The totemic Ben Stokes is among them after last year’s slightly hasty one-day retirement – another sign of the format’s diminished status in English eyes – was reversed. Stokes may be a specialist batter, that knee preventing him bowling, but his cross-format form has been destructive this year and no side will consider England beaten until his wicket falls.
Buttler’s squad looks to have a strong balance, a powerful batting lineup that runs deep and a bowling attack that – assuming Mark Wood and Adil Rashid recover from recent niggles – has variety, with pace, wrist-spin, finger spin and three left-armers. Subcontinental conditions, once kryptonite to English cricketers, are well-known to all but young Atkinson.

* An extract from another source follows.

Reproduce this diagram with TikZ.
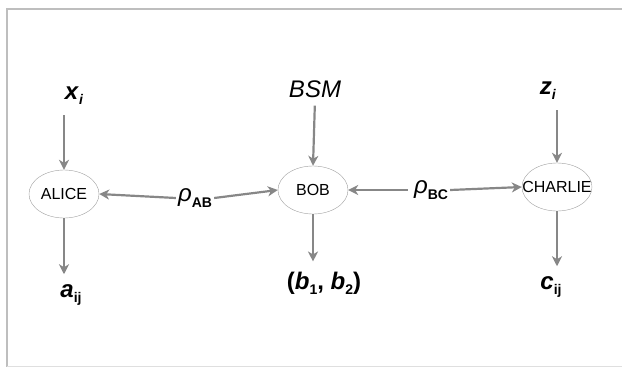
\documentclass[tikz,border=0pt]{standalone}
\usepackage{fontspec}
\setmainfont{Liberation Sans}
\usetikzlibrary{shapes.geometric,arrows.meta}
\definecolor{flowgray}{RGB}{135,135,135}
\definecolor{framegray}{RGB}{190,190,190}
\newcommand{\lsub}[1]{\raisebox{-0.22em}{\fontsize{14}{14}\selectfont\bfseries #1}}
\newcommand{\bi}[1]{\textbf{\textit{#1}}}

\begin{document}
\begin{tikzpicture}[x=1pt, y=-1pt,
	party/.style = {draw=flowgray!80, ellipse, minimum width=70pt, minimum height=48pt, inner sep=-12pt,
		font=\fontsize{16}{16}\selectfont},
	lbl/.style = {inner sep=2pt, font=\fontsize{24}{24}\selectfont},
	flow/.style = {draw=flowgray, line width=2.2pt, -{Stealth[length=10pt,width=10pt,inset=3pt]}}]
	\useasboundingbox (0,0) rectangle (622,367);
	\draw[framegray, line width=2pt] (7,367) -- (7,9) -- (622,9);
	\draw[framegray!50, line width=1pt] (7,366) -- (622,366);
	% the three parties
	\node[party] (alice) at (64,194) {ALICE};
	\node[party] (bob) at (313,190) {BOB};
	\node[party] (charlie) at (557,187) {CHARLIE};
	% inputs and outputs
	\node[lbl] (xin) at (74,96) {\bi{x}\lsub{\textit{i}}};
	\node[lbl] (bsm) at (315,89) {\textit{BSM}};
	\node[lbl] (zin) at (548,91) {\bi{z}\lsub{\textit{i}}};
	\node[lbl] (aout) at (71,295) {\bi{a}\lsub{ij}};
	\node[lbl] (bout) at (324,283) {\textbf{(}\bi{b}\lsub{1}\textbf{,} \bi{b}\lsub{2}\textbf{)}};
	\node[lbl] (cout) at (551,287) {\bi{c}\lsub{ij}};
	% sources
	\node[lbl] (rab) at (195,198) {\textit{ρ}\lsub{AB}};
	\node[lbl] (rbc) at (431,190) {\textit{ρ}\lsub{BC}};

	\draw[flow, shorten <=8pt] (xin.south -| alice.north) -- (alice.north);
	\draw[flow, shorten <=6pt] (bsm.south) -- (bob.north);
	\draw[flow, shorten <=8pt] (zin.south -| charlie.north) -- (charlie.north);
	\draw[flow, shorten >=8pt] (alice.south) -- (aout.north -| alice.south);
	\draw[flow, shorten >=8pt] (bob.south) -- (bout.north -| bob.south);
	\draw[flow, shorten >=8pt] (charlie.south) -- (cout.north -| charlie.south);
	\draw[flow] (rab.west) -- (alice.east);
	\draw[flow] (rab.east) -- (bob.west);
	\draw[flow, shorten <=4pt] (rbc.west) -- (bob.east);
	\draw[flow] (rbc.east) -- (charlie.west);
\end{tikzpicture}
\end{document}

All things considered, and despite head coach Matthew Mott insisting there are “no expectations”, missing out on a semi-final berth in this World Cup would be a disappointment. From there anything is possible, such is the capricious nature of knockout cricket, but England’s place among the leading contenders is still justified.
Indeed, the impact of all of the above may not truly be known until the next crop of players step up; whether a generation nursed on T20 and 100-ball cricket alone will be able to thrive when presented with the broader, less familiar canvas of 50 overs.
For the next seven weeks it is chiefly a case of getting the band back together and trusting that the same sweet music will follow.